Di Kanada, saya melalui banyak hal yang membantu saya untuk bisa hidup.
Waktu saya pulang ke Indonesia, saya melihat bahwa anak muda disini kurang menghargai kondisi mereka. Karena sebenarnya kalau dilihat dari perspektif yang optimis, Indonesia adalah tempat yang menyediakan banyak kesempatan dan sumber daya untuk bisa berkembang.
K
Sebagai salah satu partisipan di pameran EXI(S)T, apakah ini turning point dimana Ayu Larasati bertransfromasi menjadi seniman, bukan lagi sebagai desainer produk?
A
Saya rasa iya, tetapi sejujurnya saya tidak bisa memanggil diri saya sebagai ‘seniman.’ Ini mungkin perlu di-demystify, tetapi seniman itu adalah gelar yang sangat berat, seperti mengejar gelar post-doctoral (ketawa). Seni adalah politik, perlu untuk menjadi kritis dalam melihat keadaan sosial – seniman harus tahu dan sadar akan banyak hal.

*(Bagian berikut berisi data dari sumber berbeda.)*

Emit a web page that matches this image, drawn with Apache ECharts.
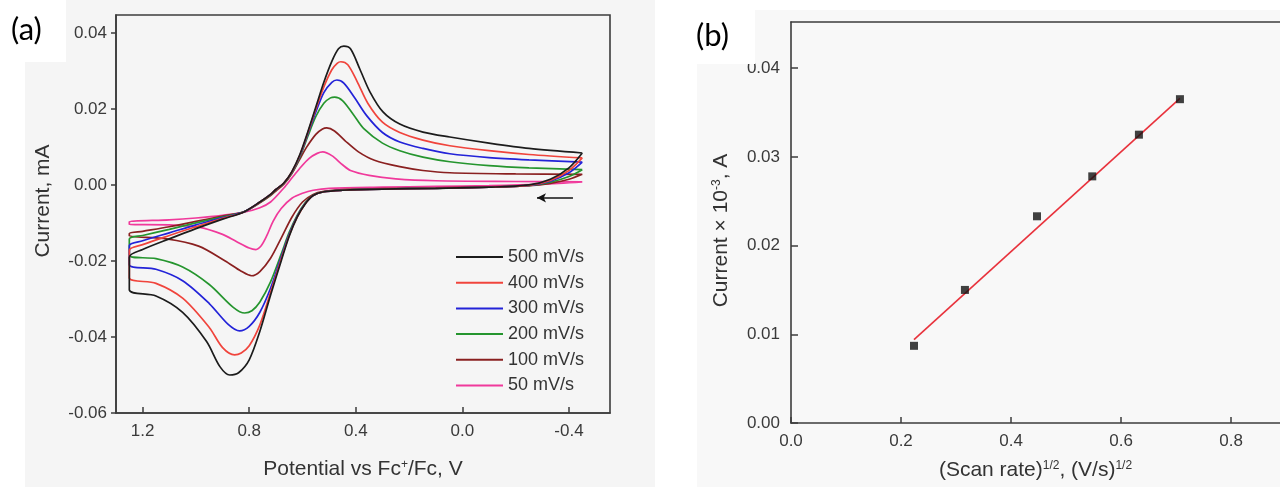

Mengenai posisi saya sebagai produk desainer, sampai sekarang saya masih menikmatinya dan saya pun masih membuat obyek-obyek fungsional. Di sisi lain, seni murni memungkinkan saya untuk lebih proaktif terhadap banyak hal – saya bisa menjadi aktivis. Selama ini, saya memiliki beberapa concern mengenai seksualitas dan isu-isu sosial lainnya, dan saya tidak bisa mencurahkan pemikiran ini melewati desain produk.
K
Apa proyek-proyek Ayu di masa depan?
A
Saya ingin menginisiasi workshop dimana orang bisa belajar keramik dari nol. Saya ingin membuat seri workshop dengan tujuan agar orang-orang yang berpartisipasi bisa mempelajari keterampilan teknis. Mudah-mudahan, setelah workshop mereka sudah menguasai teknik-teknik dasar keramik. Saya berencana merenovasi studio saya, dan setelah itu akan saya akan memulai seri workshopnya.